##### Dataset entries

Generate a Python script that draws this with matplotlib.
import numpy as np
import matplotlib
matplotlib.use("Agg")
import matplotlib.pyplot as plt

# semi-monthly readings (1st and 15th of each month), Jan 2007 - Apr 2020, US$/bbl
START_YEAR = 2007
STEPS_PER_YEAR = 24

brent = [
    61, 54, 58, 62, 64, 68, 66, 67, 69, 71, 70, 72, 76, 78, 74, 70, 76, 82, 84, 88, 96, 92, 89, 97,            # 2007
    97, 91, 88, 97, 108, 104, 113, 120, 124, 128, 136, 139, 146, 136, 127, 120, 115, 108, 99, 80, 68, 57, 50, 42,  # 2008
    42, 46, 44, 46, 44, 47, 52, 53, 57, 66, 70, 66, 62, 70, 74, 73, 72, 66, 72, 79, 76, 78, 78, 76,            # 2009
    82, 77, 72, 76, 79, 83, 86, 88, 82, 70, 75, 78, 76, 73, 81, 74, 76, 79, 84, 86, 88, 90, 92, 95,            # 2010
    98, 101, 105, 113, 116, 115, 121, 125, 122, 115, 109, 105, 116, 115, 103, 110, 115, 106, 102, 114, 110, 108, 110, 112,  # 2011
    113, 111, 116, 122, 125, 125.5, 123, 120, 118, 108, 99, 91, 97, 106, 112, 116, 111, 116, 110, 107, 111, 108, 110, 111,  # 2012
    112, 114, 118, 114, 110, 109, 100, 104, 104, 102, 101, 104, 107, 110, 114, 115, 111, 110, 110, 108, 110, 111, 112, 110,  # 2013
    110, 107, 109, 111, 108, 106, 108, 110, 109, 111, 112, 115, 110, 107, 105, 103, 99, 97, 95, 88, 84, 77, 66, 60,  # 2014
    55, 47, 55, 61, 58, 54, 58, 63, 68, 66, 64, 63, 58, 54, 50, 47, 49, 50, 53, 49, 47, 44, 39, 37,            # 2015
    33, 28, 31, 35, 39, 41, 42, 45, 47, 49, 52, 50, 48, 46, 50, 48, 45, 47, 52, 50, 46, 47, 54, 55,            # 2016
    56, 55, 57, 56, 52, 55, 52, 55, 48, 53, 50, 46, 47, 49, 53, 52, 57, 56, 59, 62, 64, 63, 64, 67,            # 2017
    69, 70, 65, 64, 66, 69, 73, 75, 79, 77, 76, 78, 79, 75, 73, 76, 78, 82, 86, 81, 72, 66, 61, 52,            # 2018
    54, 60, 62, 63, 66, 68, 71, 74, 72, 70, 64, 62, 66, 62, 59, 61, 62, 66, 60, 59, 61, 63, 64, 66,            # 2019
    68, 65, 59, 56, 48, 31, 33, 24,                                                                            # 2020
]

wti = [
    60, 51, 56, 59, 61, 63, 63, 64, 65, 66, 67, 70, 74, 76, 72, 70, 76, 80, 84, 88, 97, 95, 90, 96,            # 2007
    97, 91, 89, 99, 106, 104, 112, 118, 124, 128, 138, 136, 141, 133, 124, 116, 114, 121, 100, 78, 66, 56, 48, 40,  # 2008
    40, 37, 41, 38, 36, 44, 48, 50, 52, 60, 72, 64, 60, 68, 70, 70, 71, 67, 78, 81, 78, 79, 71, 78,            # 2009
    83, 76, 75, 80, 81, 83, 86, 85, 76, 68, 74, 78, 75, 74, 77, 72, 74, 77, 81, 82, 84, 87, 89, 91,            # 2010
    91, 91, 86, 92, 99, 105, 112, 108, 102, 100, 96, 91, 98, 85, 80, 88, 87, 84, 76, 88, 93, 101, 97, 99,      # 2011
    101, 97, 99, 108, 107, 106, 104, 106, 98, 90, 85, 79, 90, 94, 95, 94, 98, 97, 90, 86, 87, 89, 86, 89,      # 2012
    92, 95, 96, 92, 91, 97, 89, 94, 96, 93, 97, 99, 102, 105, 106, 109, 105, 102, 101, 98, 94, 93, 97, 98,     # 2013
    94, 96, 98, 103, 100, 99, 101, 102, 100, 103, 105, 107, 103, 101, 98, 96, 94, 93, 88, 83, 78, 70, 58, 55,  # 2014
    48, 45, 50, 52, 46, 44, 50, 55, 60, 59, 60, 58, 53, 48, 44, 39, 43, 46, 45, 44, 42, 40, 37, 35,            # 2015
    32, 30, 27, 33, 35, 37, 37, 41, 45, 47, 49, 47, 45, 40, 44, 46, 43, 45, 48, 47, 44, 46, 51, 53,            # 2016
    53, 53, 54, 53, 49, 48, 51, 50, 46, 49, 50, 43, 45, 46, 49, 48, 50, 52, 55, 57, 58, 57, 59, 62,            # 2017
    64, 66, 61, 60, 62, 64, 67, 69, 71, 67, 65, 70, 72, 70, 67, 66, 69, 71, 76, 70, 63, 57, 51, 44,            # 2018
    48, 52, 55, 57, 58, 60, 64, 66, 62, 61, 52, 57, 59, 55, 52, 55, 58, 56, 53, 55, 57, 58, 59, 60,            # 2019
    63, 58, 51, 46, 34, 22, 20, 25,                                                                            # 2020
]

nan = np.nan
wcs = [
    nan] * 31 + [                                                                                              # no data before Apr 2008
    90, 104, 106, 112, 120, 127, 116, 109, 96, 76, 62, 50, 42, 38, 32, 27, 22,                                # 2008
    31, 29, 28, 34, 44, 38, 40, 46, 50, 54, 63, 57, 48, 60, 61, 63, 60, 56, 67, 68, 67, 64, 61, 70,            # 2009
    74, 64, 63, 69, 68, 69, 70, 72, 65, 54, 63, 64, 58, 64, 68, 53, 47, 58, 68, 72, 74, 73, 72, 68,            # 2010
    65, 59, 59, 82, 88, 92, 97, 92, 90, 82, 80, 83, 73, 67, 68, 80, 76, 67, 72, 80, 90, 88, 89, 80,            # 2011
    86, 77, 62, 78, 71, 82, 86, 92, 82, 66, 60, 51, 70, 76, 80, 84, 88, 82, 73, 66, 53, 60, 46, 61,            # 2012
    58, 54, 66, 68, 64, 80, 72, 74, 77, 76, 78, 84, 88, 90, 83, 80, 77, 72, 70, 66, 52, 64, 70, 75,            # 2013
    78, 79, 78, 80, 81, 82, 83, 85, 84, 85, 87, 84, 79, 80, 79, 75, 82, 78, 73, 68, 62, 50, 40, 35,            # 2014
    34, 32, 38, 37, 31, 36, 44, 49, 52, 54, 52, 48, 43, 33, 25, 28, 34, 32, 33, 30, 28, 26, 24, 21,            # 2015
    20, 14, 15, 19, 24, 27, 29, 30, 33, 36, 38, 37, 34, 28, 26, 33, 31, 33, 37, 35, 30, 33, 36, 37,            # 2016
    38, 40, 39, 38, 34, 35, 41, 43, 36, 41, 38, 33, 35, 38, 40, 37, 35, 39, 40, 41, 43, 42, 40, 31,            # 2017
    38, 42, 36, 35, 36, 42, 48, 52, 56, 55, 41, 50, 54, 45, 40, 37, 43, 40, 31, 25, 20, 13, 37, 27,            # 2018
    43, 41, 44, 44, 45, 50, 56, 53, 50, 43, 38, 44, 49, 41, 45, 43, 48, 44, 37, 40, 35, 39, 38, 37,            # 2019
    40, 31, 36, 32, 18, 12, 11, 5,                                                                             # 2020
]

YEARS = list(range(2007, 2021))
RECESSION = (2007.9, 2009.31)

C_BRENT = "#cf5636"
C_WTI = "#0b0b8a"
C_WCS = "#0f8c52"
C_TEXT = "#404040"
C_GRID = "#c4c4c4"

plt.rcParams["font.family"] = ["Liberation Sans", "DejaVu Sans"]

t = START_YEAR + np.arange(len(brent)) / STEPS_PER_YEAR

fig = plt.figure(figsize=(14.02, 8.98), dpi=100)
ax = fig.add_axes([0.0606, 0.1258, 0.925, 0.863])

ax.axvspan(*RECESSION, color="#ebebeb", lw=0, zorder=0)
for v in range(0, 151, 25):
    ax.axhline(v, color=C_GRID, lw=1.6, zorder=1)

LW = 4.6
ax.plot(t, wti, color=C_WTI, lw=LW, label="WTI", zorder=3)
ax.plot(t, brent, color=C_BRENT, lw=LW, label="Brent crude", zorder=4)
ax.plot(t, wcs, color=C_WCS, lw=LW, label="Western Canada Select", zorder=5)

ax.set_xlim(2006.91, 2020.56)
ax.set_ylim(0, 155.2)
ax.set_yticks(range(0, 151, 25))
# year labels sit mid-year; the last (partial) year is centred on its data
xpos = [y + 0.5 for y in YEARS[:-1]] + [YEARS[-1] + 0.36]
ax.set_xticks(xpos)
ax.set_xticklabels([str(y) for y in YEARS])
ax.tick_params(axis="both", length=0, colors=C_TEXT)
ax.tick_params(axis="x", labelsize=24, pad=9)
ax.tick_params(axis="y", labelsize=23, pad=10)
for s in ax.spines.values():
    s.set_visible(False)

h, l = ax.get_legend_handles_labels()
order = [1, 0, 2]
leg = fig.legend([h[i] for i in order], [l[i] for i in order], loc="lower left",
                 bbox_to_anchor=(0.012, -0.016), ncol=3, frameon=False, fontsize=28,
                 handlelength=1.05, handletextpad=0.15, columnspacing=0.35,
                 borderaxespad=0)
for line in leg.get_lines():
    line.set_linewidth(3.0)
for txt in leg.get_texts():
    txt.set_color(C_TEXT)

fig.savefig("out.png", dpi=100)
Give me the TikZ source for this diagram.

##########

* [Instructions to follow]: Please copy only these lines, exactly: the first line of the records through the line containing "STEPS_PER_YEAR = 24", ends included.

* [Task output]:
Generate a Python script that draws this with matplotlib.
import numpy as np
import matplotlib
matplotlib.use("Agg")
import matplotlib.pyplot as plt

# semi-monthly readings (1st and 15th of each month), Jan 2007 - Apr 2020, US$/bbl
START_YEAR = 2007
STEPS_PER_YEAR = 24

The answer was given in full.